The great success of Fidel Castro and the Cuban Revolution lies not merely in its social achievements but in its inspiration to peoples all over the world oppressed by foreign domination, to the peoples of Latin America against the vestiges of the Monroe Doctrine, to the peoples of Southern Africa, particularly Angola, in which Cuban soldiers died, to the numerous countries like Guyana to which major assistance is being offered. Cuba’s mere survival is an inspiration to humanity by its modern replay of the victory of David over Goliath. And Fidel Castro is the symbol of that inspiration.
Cuba’s influence on Guyana’s recent political history has been significant but with no lasting impact. After years of hostility to Cuba and the Cuban Revolution, the Burnham government opened diplomatic relations with Cuba in 1972. Close political relations quickly developed as the Guyana government moved to the left. It appears as if the Cuban analysis of Guyana went something like this: The PNC is a friend of Cuba and is on the left. It is entrenched in power, which it will not share. Cuba’s fraternal party, the PPP, should therefore support the PNC and strengthen its capacity to resist imperialism.
The PPP’s fundamental objection to this analysis was that the PNC held power undemocratically and socialism cannot be built without democracy. Also, unconditional support to the PNC government would have undermined its own support. The Cuban’s disapproval of the PPP’s posture was evidenced by Castro’s visit to Guyana in 1973, just after the egregious rigging of the 1973 elections in which the PNC gave itself a two-thirds majority and the brutal killing of three PPP supporters, and not meeting with Cheddi Jagan.

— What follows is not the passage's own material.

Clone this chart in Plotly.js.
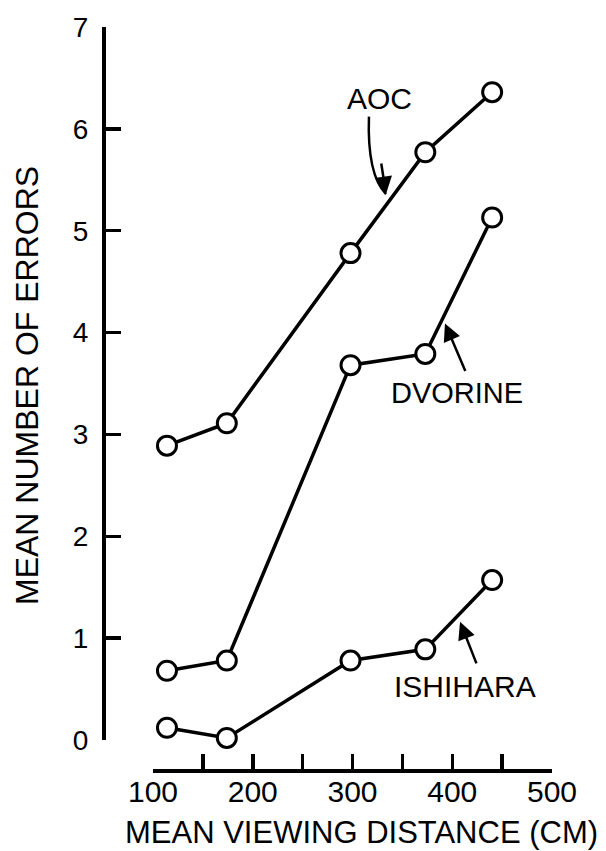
<!DOCTYPE html>
<html>
<head>
<meta charset="utf-8">
<script src="https://cdn.plot.ly/plotly-3.0.1.min.js"></script>
<style>html,body{margin:0;padding:0;background:#fff;}#chart{width:606px;height:851px;}</style>
</head>
<body>
<div id="chart"></div>
<script>
// Data
const distance = [114, 174, 298, 373, 440];
const aoc      = [2.89, 3.11, 4.78, 5.77, 6.36];
const dvorine  = [0.68, 0.78, 3.68, 3.79, 5.13];
const ishihara = [0.12, 0.02, 0.78, 0.89, 1.57];

const xTickVals = [100, 150, 200, 250, 300, 350, 400, 450, 500];
const xTickText = ['100', '', '200', '', '300', '', '400', '', '500'];
const yTickVals = [0, 1, 2, 3, 4, 5, 6, 7];
const yTickText = ['0', '1', '2', '3', '4', '5', '6', '7'];

const W = 606, H = 851;
const FONT = 'Liberation Sans, Arial, sans-serif';
const px = v => v / W;            // paper x fraction
const py = v => (H - v) / H;      // paper y fraction from top pixel

function series(name, y) {
  return {
    type: 'scatter', mode: 'lines+markers', name: name,
    x: distance, y: y, cliponaxis: false,
    line: {color: '#000', width: 3.5},
    marker: {symbol: 'circle', size: 19, color: '#fff', line: {color: '#000', width: 3}}
  };
}

const data = [series('AOC', aoc), series('DVORINE', dvorine), series('ISHIHARA', ishihara)];

const layout = {
  width: W, height: H,
  margin: {l: 0, r: 0, t: 0, b: 0},
  paper_bgcolor: '#fff', plot_bgcolor: '#fff',
  showlegend: false,
  font: {family: FONT, color: '#000'},
  xaxis: {
    domain: [px(153), px(552)], range: [100, 500],
    anchor: 'free', position: py(770),
    showline: true, linecolor: '#000', linewidth: 3.5,
    showgrid: false, zeroline: false,
    ticks: 'inside', ticklen: 15, tickwidth: 3.5, tickcolor: '#000',
    tickmode: 'array', tickvals: xTickVals, ticktext: xTickText,
    tickfont: {family: FONT, size: 30, color: '#000'},
    ticklabelstandoff: -7
  },
  yaxis: {
    domain: [py(740), py(27)], range: [0, 7],
    anchor: 'free', position: px(103),
    showline: true, linecolor: '#000', linewidth: 3.5,
    showgrid: false, zeroline: false,
    ticks: 'inside', ticklen: 15, tickwidth: 3.5, tickcolor: '#000',
    tickmode: 'array', tickvals: yTickVals, ticktext: yTickText,
    tickfont: {family: FONT, size: 28, color: '#000'},
    ticklabelstandoff: 8
  },
  shapes: [
    {type: 'path', xref: 'x', yref: 'y',
     path: 'M 316.5 6.12 Q 314.5 5.55 333.6 5.36',
     line: {color: '#000', width: 2.5}}
  ],
  annotations: [
    {xref: 'paper', yref: 'paper', x: px(361), y: py(832), xanchor: 'center', yanchor: 'middle',
     text: 'MEAN VIEWING DISTANCE (CM)', showarrow: false, font: {family: FONT, size: 31, color: '#000'}},
    {xref: 'paper', yref: 'paper', x: px(27), y: py(386), xanchor: 'center', yanchor: 'middle',
     text: 'MEAN NUMBER OF ERRORS', textangle: -90, showarrow: false, font: {family: FONT, size: 32, color: '#000'}},
    {xref: 'x', yref: 'y', x: 326.6, y: 6.30, xanchor: 'center', yanchor: 'middle',
     text: 'AOC', showarrow: false, font: {family: FONT, size: 30, color: '#000'}},
    {xref: 'x', yref: 'y', x: 333.6, y: 5.36, text: '', showarrow: true,
     axref: 'pixel', ayref: 'pixel', ax: -5, ay: -32,
     arrowhead: 2, arrowsize: 1.4, arrowwidth: 2.5, arrowcolor: '#000'},
    {xref: 'x', yref: 'y', x: 404.8, y: 3.41, xanchor: 'center', yanchor: 'middle',
     text: 'DVORINE', showarrow: false, font: {family: FONT, size: 29, color: '#000'}},
    {xref: 'x', yref: 'y', x: 392.7, y: 4.09, text: '', showarrow: true,
     axref: 'pixel', ayref: 'pixel', ax: 21, ay: 49,
     arrowhead: 2, arrowsize: 1.4, arrowwidth: 2.5, arrowcolor: '#000'},
    {xref: 'x', yref: 'y', x: 412.8, y: 0.53, xanchor: 'center', yanchor: 'middle',
     text: 'ISHIHARA', showarrow: false, font: {family: FONT, size: 30, color: '#000'}},
    {xref: 'x', yref: 'y', x: 407.8, y: 1.16, text: '', showarrow: true,
     axref: 'pixel', ayref: 'pixel', ax: 17, ay: 43,
     arrowhead: 2, arrowsize: 1.4, arrowwidth: 2.5, arrowcolor: '#000'}
  ]
};

Plotly.newPlot('chart', data, layout, {displayModeBar: false, staticPlot: true});
</script>
</body>
</html>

The Cubans then sought to subvert the PPP. Ranji Chandisingh, seen as second in line to Cheddi Jagan and the PPP’s chief ideologue, and Feroze Mohamed, a rising star, visited Cuba in about 1975. It was believed, and later confirmed by Chandisingh to Billy Strachan, in a conversation in 1994-5 (unfortunately both have since passed and I have no way of proving this other than my word) that during that trip the Cuban Communist Party had persuaded him to leave the PPP and join the PNC, which Chandisingh did in 1976, creating a major division.
It is impossible not to believe that Feroze Mohamed did not know of the Cuban involvement in Chandisingh’s resignation. But he has remained silent; or he was not also encouraged by the Cubans to leave the PPP and join the PNC. Burnham began at this time in Parliament to shower praises on him, maybe as encouragement to take the step across the floor. But if he was encouraged, he did not cross over. I know the whole story as told to me by senior PNC sources, but regrettably can say no more. Billy Strachan was a Jamaican-British labour activist and lawyer since the late 1940s. He and Chandisingh were extremely close friends and comrades from the 1950s.
Cheddi Jagan had long realised that it was necessary to show solidarity with the PNC’s progressive policies. He had offered ‘critical support’ in 1975 but finally concluded that something more was necessary, while remaining convinced that a solution not based on democracy would not endure. He may well have been further influenced by the Cuban view and feared a loss of their solidarity.
Thus in 1977 the PPP offered the National Patriotic Front based on free and fair elections in which the majority party would not field a candidate for president but for the second position of prime minister.
Neither the Cubans nor the PNC was impressed, but Cuban relations with the PPP, as well as the PNC, continued.